Working out pressure drop from leak rate

Question

I am trying to work out the acceptable pressure drop/increase on a leak test rig for a given leak rate. A simplified version of the test rig looks like this:

The gas (air) supply is at 1 bar above atmospheric pressure, and the inlet & outlet control valves + pressure sensor are part of the test rig and can be assumed to be leak-free. I am also working on the assumption that the process is isothermal.

Test 1

The first test is to open the inlet control valve, with the outlet control valve closed and the valve of the thing under test also closed, and look for a pressure increase on the pressure sensor. At the start of the test, the pressure sensor is at atmospheric pressure.

Here's my attempt, using $PV=nRT$:

Moles of gas gained downstream of the valve under test due to leakage past the valve:

$n_2 = n_1 + \frac{LR * \Delta t * P_1}{RT}$ (1)

where $P_1$, $V_1$ and $n_1$ are the initial conditions ($P_1 = P_{atm}$), $LR$ is the leak rate past the valve under test and $\Delta t$ is the duration of the test.

The final pressure can then be worked out as:

$P_2 V_2 = n_2 RT = (n_1 + \frac{LR * \Delta t * P_1}{RT}) RT$

with $V_2 = V_1$ (the volume hasn't changed), we get:

$P_2 = \frac{P_1 V_1 + LR * \Delta t * P_1}{V_1}$

and then obviously:

$\Delta P = P_2 - P_1 = \frac{LR * \Delta t * P_1}{V_1}$

Question

Is that the right approach? Should I use $P_1 + 1 \text{bar}$ instead of $P_1$ in equation (1)?

Test 2

Now the whole thing is pressurised to 1 bar by opening the inlet control valve, the valve under test and closing the outlet control valve, before closing the inlet control valve, which is when the test starts. This is to look at leakage out of the "thing" through pneumatic fittings, etc... We are now looking at a pressure drop from 1 bar, instead of a pressure increase as in test 1.

I am using essentially the same approach, except that we're now looking at a number of moles of air lost in equation (1), which becomes:

$n_2 = n_1 - \frac{LR * \Delta t * P_1}{RT}$ (1a)

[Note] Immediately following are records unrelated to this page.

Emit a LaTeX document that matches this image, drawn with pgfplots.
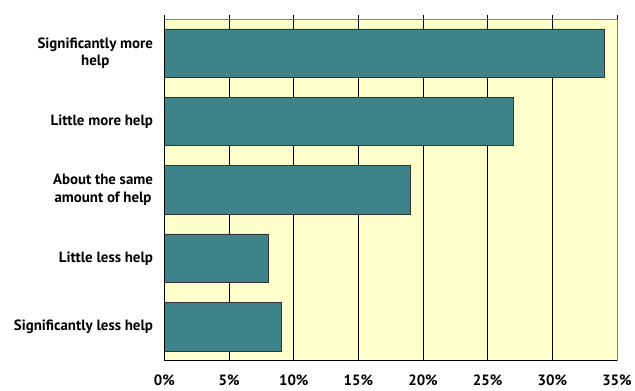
\documentclass[border=0pt]{standalone}
\usepackage{fontspec}
\setmainfont{PT Sans}
\usepackage{pgfplots}
\pgfplotsset{compat=1.18}
\definecolor{barteal}{RGB}{62,131,137}
\definecolor{bgyel}{RGB}{255,255,204}
\begin{document}
\begin{tikzpicture}
\begin{axis}[
  scale only axis,
  width=454bp, height=343bp,
  xmin=0, xmax=35,
  ymin=-0.5, ymax=4.5,
  y dir=reverse,
  axis background/.style={fill=bgyel},
  axis line style={draw=gray, line width=0.8pt},
  xtick={0,5,...,35},
  xtick pos=upper,
  xticklabel pos=lower,
  tick align=outside,
  major tick length=4bp,
  xticklabel={\pgfmathprintnumber{\tick}\%},
  xticklabel style={font=\bfseries\fontsize{15}{17}\selectfont, yshift=-7bp},
  xmajorgrids,
  major grid style={draw=black, line width=0.6pt},
  ytick={0,1,2,3,4},
  yticklabels={{Significantly more\\help},{Little more help},{About the same\\amount of help},{Little less help},{Significantly less help}},
  yticklabel style={font=\bfseries\fontsize{15}{18}\selectfont, align=center, xshift=-4bp},
  ytick style={draw=none},
  extra y ticks={-0.5,0.5,1.5,2.5,3.5,4.5},
  extra y tick labels={},
  extra y tick style={tick style={draw=black, line width=0.6pt}, major tick length=4bp},
  x tick style={draw=black, line width=0.6pt},
  /pgf/number format/assume math mode=true,
  xbar,
  bar width=0.71,
  after end axis/.code={
    \draw[black, line width=0.8pt] (rel axis cs:0,0) -- (rel axis cs:0,1);
    \draw[black, line width=0.8pt] (rel axis cs:0,0) -- (rel axis cs:1,0);
  },
]
\addplot[fill=barteal, draw=black!80, line width=0.6pt] coordinates {(34,0) (27,1) (19,2) (8,3) (9,4)};
\end{axis}
\path (current axis.south west) ++(-165bp,-30bp) rectangle ++(635bp,392bp);
\end{tikzpicture}
\end{document}
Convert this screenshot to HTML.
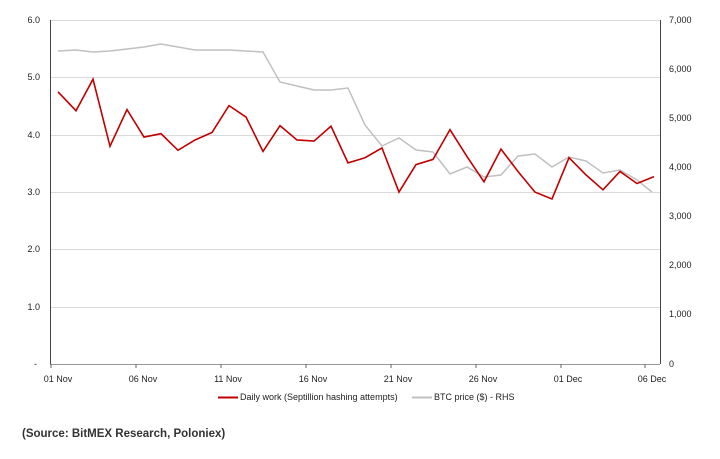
<!DOCTYPE html>
<html><head><meta charset="utf-8"><style>
body{margin:0;background:#fff;width:720px;height:454px;overflow:hidden}
text{font-family:"Liberation Sans",sans-serif;font-size:9px;fill:#222}
</style></head><body>
<svg width="720" height="454" xmlns="http://www.w3.org/2000/svg">
<g stroke="#d9d9d9" stroke-width="1">
<line x1="50" x2="660" y1="20.5" y2="20.5"/>
<line x1="50" x2="660" y1="77.5" y2="77.5"/>
<line x1="50" x2="660" y1="135.5" y2="135.5"/>
<line x1="50" x2="660" y1="192.5" y2="192.5"/>
<line x1="50" x2="660" y1="249.5" y2="249.5"/>
<line x1="50" x2="660" y1="307.5" y2="307.5"/>
</g>
<line x1="50.5" x2="50.5" y1="20" y2="364" stroke="#444"/>
<line x1="660.5" x2="660.5" y1="20" y2="364" stroke="#444"/>
<line x1="50" x2="660" y1="364.5" y2="364.5" stroke="#999"/>
<g stroke="#666">
<line x1="51" x2="51" y1="364" y2="368"/><line x1="136" x2="136" y1="364" y2="368"/><line x1="221" x2="221" y1="364" y2="368"/><line x1="306" x2="306" y1="364" y2="368"/><line x1="391" x2="391" y1="364" y2="368"/><line x1="476" x2="476" y1="364" y2="368"/><line x1="561" x2="561" y1="364" y2="368"/><line x1="645" x2="645" y1="364" y2="368"/>
</g>
<g text-anchor="end">
<text x="40" y="23">6.0</text><text x="40" y="80">5.0</text><text x="40" y="138">4.0</text><text x="40" y="195">3.0</text><text x="40" y="252">2.0</text><text x="40" y="310">1.0</text><text x="37" y="367">-</text>
</g>
<g>
<text x="669" y="23">7,000</text><text x="669" y="72">6,000</text><text x="669" y="121">5,000</text><text x="669" y="170">4,000</text><text x="669" y="219">3,000</text><text x="669" y="268">2,000</text><text x="669" y="317">1,000</text><text x="669" y="367">0</text>
</g>
<g text-anchor="middle">
<text x="58" y="382">01 Nov</text><text x="143" y="382">06 Nov</text><text x="228" y="382">11 Nov</text><text x="313" y="382">16 Nov</text><text x="398" y="382">21 Nov</text><text x="483" y="382">26 Nov</text><text x="568" y="382">01 Dec</text><text x="652" y="382">06 Dec</text>
</g>
<polyline fill="none" stroke="#c0c0c0" stroke-width="1.5" points="58,51 76,50 93,52 110,51 127,49 144,47 161,44 178,47 195,50 212,50 229,50 246,51 263,52 280,82 297,86 314,90 331,90 348,88 365,125 382,146 399,138 416,150 433,152 450,174 467,167 484,177 501,175 518,156 535,154 552,167 569,157 586,161 603,173 620,170 637,180 652,192"/>
<g transform="translate(0,364) scale(1,-57.3)">
<polyline fill="none" stroke="#c00000" stroke-width="1.6" vector-effect="non-scaling-stroke" points="58,4.75 76,4.42 93,4.97 110,3.8 127,4.44 144,3.96 161,4.02 178,3.73 195,3.91 212,4.04 229,4.51 246,4.31 263,3.71 280,4.16 297,3.91 314,3.89 331,4.15 348,3.51 365,3.6 382,3.77 399,3.0 416,3.48 433,3.57 450,4.09 467,3.62 484,3.18 501,3.75 518,3.36 535,3.0 552,2.88 569,3.6 586,3.3 603,3.04 620,3.36 637,3.15 654,3.27"/>
</g>
<line x1="218" x2="238" y1="397.5" y2="397.5" stroke="#c00000" stroke-width="2"/>
<text x="240" y="400">Daily work (Septillion hashing attempts)</text>
<line x1="412" x2="432" y1="397.5" y2="397.5" stroke="#c0c0c0" stroke-width="2"/>
<text x="434" y="400">BTC price ($) - RHS</text>
<text x="22" y="437" style="font-size:11.5px;font-weight:bold;fill:#333">(Source: BitMEX Research, Poloniex)</text>
</svg>
</body></html>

The rest follows as per test 1, so that:

$\Delta P = P_2 - P_1 = -\frac{LR * \Delta t * P_1}{V_1}$

of course, this time $P_1 = P_{atm} + 1 \text{bar}$ and $LR$ is the leak rate out of the "thing" rather than past the valve.

Question

Again, is that the right approach?

Answer 1

The rate of gas leakage depends on the pressure difference, and in your setup it looks like the pressure difference is constantly decreasing as the test is running. This means that the leak rate parameter ($LR$) in your derivation is the average leak rate over the duration of the test. In my experience, leak rate is usually specified as an instantaneous value at steady-state conditions (constant pressure difference). I'm not sure how your leak rate spec is meant to be interpreted, but measuring it with an unsteady-state test rig is probably more difficult than with a steady-state setup.

Anyway, here's an equation you can use to correlate leak rate to pressure difference and hole area:

$$ \dot m = \mu \cdot A \cdot \sqrt{\frac{\gamma}{\gamma -1} \left[ \left( \frac{p_1}{p_2} \right)^\frac{2}{\gamma} - \left( \frac{p_1}{p_2} \right)^\frac{\gamma + 1}{\gamma} \right]} \cdot \sqrt{2\cdot p_2 \cdot \rho_2} $$ Source: MACEAS

• $\dot m$ is mass flow rate
• $A$ is area of the leak
• $\gamma$ is the specific heat ratio of the gas (air = 1.4)
• $p_1$, $p_2$ are downstream and upstream pressures, respectively
• $\mu$ is a dimensionless friction coefficient that needs to be determined experimentally

If you want to use this in your current test setup, you'll need to integrate it over time and replace downstream pressure with an equation to account for the changing pressure. Also take a look at this other, related question regarding the calculation of unsteady flow.